With one peculiar exception, the 5.45x39mm bullet exhibits no more, or less, than the usual performance characteristics expected from a nondeforming Full Metal Jacket (FMJ) military bullet. There is a rather typical bi-lobe yaw cycle in soft tissue, with the bullet ending its travel base-forward. Yaw commences after only about three inches of penetration in living tissue. This will increase the tissue disruption, even in many extremity hits on the arms or legs.
In all tests performed on this cartridge by Dr. Martin L. Fackler at the Wound Ballistics Laboratory, the angle of this bullet’s long axis after it came to rest in the tissue simulant showed a change in direction of between 80 and 90 degrees. Curvature of a boattail FMJ bullet’s path is not uncommon, but always sporadic and generally no more than 45 degrees. X-rays taken at the Wound Ballistics Lab of recovered 5.45x39mm bullets showed that the lead sleeve flowed asymmetrically forward into the jacket tip after rapid deceleration upon striking tissue, to unbalance the projectile and possibly initiate its right-angle turn. Curious, but the results are less than awesome. When the AK74 rifle and its cartridge first surfaced in Afghanistan, rumors were widely circulated that its muzzle velocity exceeded 4,000 fps, and that it produced massive tissue damage. Obviously, this was not true. The performance approximates that of the M193 round, albeit for somewhat different reasons.

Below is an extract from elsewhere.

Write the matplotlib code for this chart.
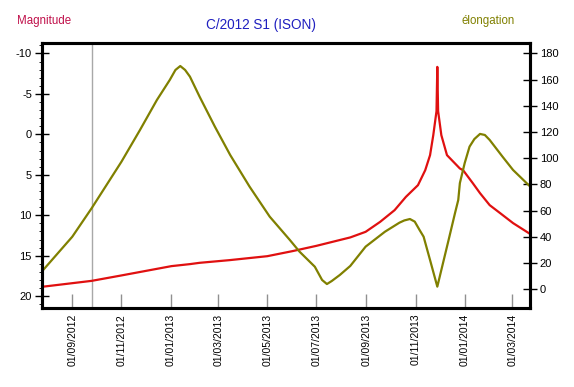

The ammunition used in my tests and evaluations of rifles chambered for the 5.45x39mm cartridge was imported by Wolf Performance Ammunition and manufactured at Tula Cartridge Works in Russia. Headstamped “5.45X39 WOLF,” the lacquered steel case has a red case mouth sealant and primer annulus. The flattened ball, single-base nitrocellulose propellant has a charge weight of 201/2 grains, nominal. Although the packaging stated the projectile to be 60 grains, it was in fact 59 grains, nominal.
It is claimed that this bullet provides the same wound-ballistic characteristics as the standard Russian 7N6 military round, but I have not confirmed this. Chronographing this ammunition through a Polish Tantal rifle produced the following results. All chronograph tests were conducted with a PACT MKIV timer with chronograph and cyclic rate counter. Velocities were measured at a distance of 10 feet from the muzzle. The ambient temperature at the time of the tests was 79 degres Farenheit.

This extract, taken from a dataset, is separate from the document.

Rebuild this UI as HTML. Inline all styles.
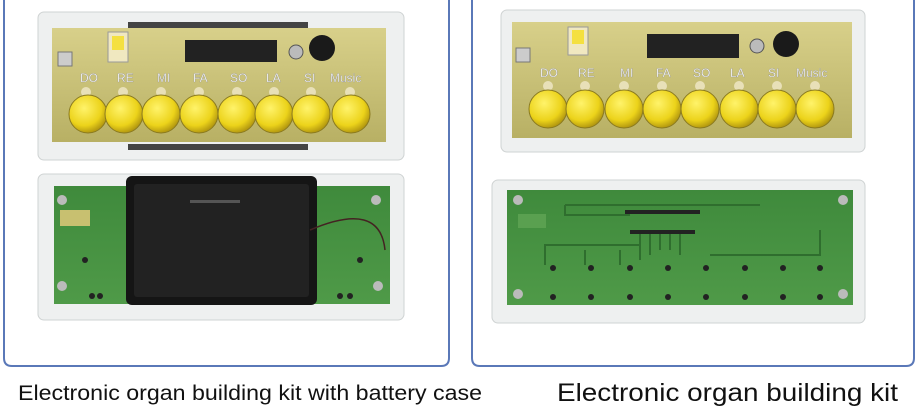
<!DOCTYPE html>
<html><head><meta charset="utf-8"><style>
html,body{margin:0;padding:0;background:#fff;}
svg{display:block;}
text{font-family:"Liberation Sans",sans-serif;}
</style></head><body>
<svg width="918" height="410" viewBox="0 0 918 410" xmlns="http://www.w3.org/2000/svg">
<defs>
<radialGradient id="btn" cx="40%" cy="35%" r="65%"><stop offset="0" stop-color="#fff36a"/><stop offset="0.7" stop-color="#ecd31a"/><stop offset="1" stop-color="#b59a10"/></radialGradient>
<linearGradient id="pcb" x1="0" y1="0" x2="0" y2="1"><stop offset="0" stop-color="#d8d08a"/><stop offset="1" stop-color="#b8b064"/></linearGradient>
<linearGradient id="grn" x1="0" y1="0" x2="0" y2="1"><stop offset="0" stop-color="#3f8a3c"/><stop offset="1" stop-color="#4f9a48"/></linearGradient>
</defs>
<rect width="918" height="410" fill="#fff"/>
<!-- panels -->
<path d="M4 0 V358 Q4 366 12 366 H441 Q449 366 449 358 V0" fill="none" stroke="#5a78b8" stroke-width="2"/>
<path d="M472 0 V358 Q472 366 480 366 H906 Q914 366 914 358 V0" fill="none" stroke="#5a78b8" stroke-width="2"/>

<!-- LEFT TOP -->
<rect x="38" y="12" width="366" height="148" rx="6" fill="#eef0f0" stroke="#cfd3d3"/>
<rect x="128" y="22" width="180" height="6" fill="#444"/>
<rect x="128" y="144" width="180" height="6" fill="#444"/>
<rect x="52" y="28" width="334" height="114" fill="url(#pcb)"/>
<rect x="108" y="32" width="20" height="30" fill="#f0e8c0" stroke="#999"/>
<rect x="112" y="36" width="12" height="14" fill="#f4e040"/>
<rect x="185" y="40" width="92" height="22" fill="#222"/>
<circle cx="296" cy="52" r="7" fill="#bbb" stroke="#555"/>
<circle cx="322" cy="48" r="13" fill="#1a1a1a"/>
<rect x="58" y="52" width="14" height="14" fill="#ccc" stroke="#777"/>
<g font-size="12" fill="#fff" stroke="#888" stroke-width="0.3">
<text x="80" y="82">DO</text><text x="117" y="82">RE</text><text x="157" y="82">MI</text><text x="193" y="82">FA</text><text x="230" y="82">SO</text><text x="266" y="82">LA</text><text x="304" y="82">SI</text><text x="330" y="82">Music</text>
</g>
<g fill="#e8e0b8">
<circle cx="86" cy="92" r="5"/><circle cx="123" cy="92" r="5"/><circle cx="161" cy="92" r="5"/><circle cx="199" cy="92" r="5"/><circle cx="237" cy="92" r="5"/><circle cx="274" cy="92" r="5"/><circle cx="311" cy="92" r="5"/><circle cx="350" cy="92" r="5"/>
</g>
<g fill="url(#btn)" stroke="#8a7a20" stroke-width="1">
<circle cx="88" cy="114" r="19"/><circle cx="124" cy="114" r="19"/><circle cx="161" cy="114" r="19"/><circle cx="199" cy="114" r="19"/><circle cx="237" cy="114" r="19"/><circle cx="274" cy="114" r="19"/><circle cx="311" cy="114" r="19"/><circle cx="351" cy="114" r="19"/>
</g>

<!-- LEFT BOTTOM -->
<rect x="38" y="174" width="366" height="146" rx="6" fill="#eef0f0" stroke="#cfd3d3"/>
<rect x="54" y="186" width="336" height="118" fill="url(#grn)"/>
<rect x="60" y="210" width="30" height="16" fill="#c8c070"/>
<g fill="#222"><circle cx="85" cy="260" r="3"/><circle cx="92" cy="296" r="3"/><circle cx="360" cy="260" r="3"/><circle cx="350" cy="296" r="3"/><circle cx="340" cy="296" r="3"/><circle cx="100" cy="296" r="3"/></g>
<g fill="#bbb"><circle cx="62" cy="200" r="5"/><circle cx="376" cy="200" r="5"/><circle cx="62" cy="286" r="5"/><circle cx="378" cy="286" r="5"/></g>
<rect x="126" y="176" width="191" height="129" rx="6" fill="#151515"/>
<rect x="134" y="184" width="175" height="113" rx="3" fill="#222"/>
<rect x="190" y="200" width="50" height="3" fill="#555"/>
<path d="M310 230 Q380 200 385 250" fill="none" stroke="#422" stroke-width="1.5"/>

<!-- RIGHT TOP -->
<rect x="501" y="10" width="364" height="142" rx="6" fill="#eef0f0" stroke="#cfd3d3"/>
<rect x="512" y="22" width="340" height="116" fill="url(#pcb)"/>
<rect x="568" y="27" width="20" height="28" fill="#f0e8c0" stroke="#999"/>
<rect x="572" y="30" width="12" height="14" fill="#f4e040"/>
<rect x="647" y="34" width="92" height="24" fill="#222"/>
<circle cx="757" cy="46" r="7" fill="#bbb" stroke="#555"/>
<circle cx="786" cy="44" r="13" fill="#1a1a1a"/>
<rect x="516" y="48" width="14" height="14" fill="#ccc" stroke="#777"/>
<g font-size="12" fill="#fff" stroke="#888" stroke-width="0.3">
<text x="540" y="77">DO</text><text x="578" y="77">RE</text><text x="620" y="77">MI</text><text x="656" y="77">FA</text><text x="693" y="77">SO</text><text x="730" y="77">LA</text><text x="768" y="77">SI</text><text x="796" y="77">Music</text>
</g>
<g fill="#e8e0b8">
<circle cx="548" cy="86" r="5"/><circle cx="585" cy="86" r="5"/><circle cx="624" cy="86" r="5"/><circle cx="662" cy="86" r="5"/><circle cx="700" cy="86" r="5"/><circle cx="739" cy="86" r="5"/><circle cx="777" cy="86" r="5"/><circle cx="815" cy="86" r="5"/>
</g>
<g fill="url(#btn)" stroke="#8a7a20" stroke-width="1">
<circle cx="548" cy="109" r="19"/><circle cx="585" cy="109" r="19"/><circle cx="624" cy="109" r="19"/><circle cx="662" cy="109" r="19"/><circle cx="700" cy="109" r="19"/><circle cx="739" cy="109" r="19"/><circle cx="777" cy="109" r="19"/><circle cx="815" cy="109" r="19"/>
</g>

<!-- RIGHT BOTTOM -->
<rect x="492" y="180" width="373" height="143" rx="6" fill="#eef0f0" stroke="#cfd3d3"/>
<rect x="507" y="190" width="346" height="115" fill="url(#grn)"/>
<g fill="none" stroke="#2f6e2e" stroke-width="2">
<path d="M565 205 H760 M565 205 V215 H630"/><path d="M640 230 V260 M650 230 V255 M660 230 V250 M670 230 V250 M680 230 V255"/>
<path d="M545 265 V245 H640 M585 265 V250 M620 265 V250 M710 255 H820 V230"/>
</g>
<g fill="#222">
<rect x="625" y="210" width="75" height="4"/><rect x="630" y="230" width="65" height="4"/>
<circle cx="553" cy="268" r="3"/><circle cx="591" cy="268" r="3"/><circle cx="630" cy="268" r="3"/><circle cx="668" cy="268" r="3"/><circle cx="706" cy="268" r="3"/><circle cx="745" cy="268" r="3"/><circle cx="783" cy="268" r="3"/><circle cx="820" cy="268" r="3"/>
<circle cx="553" cy="297" r="3"/><circle cx="591" cy="297" r="3"/><circle cx="630" cy="297" r="3"/><circle cx="668" cy="297" r="3"/><circle cx="706" cy="297" r="3"/><circle cx="745" cy="297" r="3"/><circle cx="783" cy="297" r="3"/><circle cx="820" cy="297" r="3"/>
</g>
<rect x="518" y="214" width="28" height="14" fill="#5aa050"/>
<g fill="#bbb"><circle cx="518" cy="200" r="5"/><circle cx="843" cy="200" r="5"/><circle cx="518" cy="294" r="5"/><circle cx="843" cy="294" r="5"/></g>

<!-- captions -->
<text x="18" y="400" font-size="21" fill="#111" textLength="464" lengthAdjust="spacingAndGlyphs">Electronic organ building kit with battery case</text>
<text x="557" y="401" font-size="25" fill="#111" textLength="341" lengthAdjust="spacingAndGlyphs">Electronic organ building kit</text>
</svg>
</body></html>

The average velocity from a 161/4-inch barrel was about 3,020 fps. The extreme spread of velocities varied from 57 to 74 fps. The standard variation ranged from 18 to 28 fps, while the MAD (Mean Absolute Deviation) as a percent of the average velocity was about .55 percent; that is excellent and indicates almost match-grade ammunition.
Accuracy has long been an area of criticism with the Kalashnikov series. Very rarely will any AK shoot better than three or four MOA. Ammunition is usually part of the problem, as true match-grade ball ammo is rarely available. In addition, the AK’s exceptional reliability is partially a result of manufacturing tolerances designed to maximize reliability under adverse conditions. This, without doubt, affects the rifle’s accuracy potential.
However, the question remains: how much accuracy is necessary, or even desired, for a battlefield infantry rifle? In most instances the Kalashnikov is “good enough for government work” with the usual high level of reliability and accuracy intended for the battlefield, not bullseye paper targets.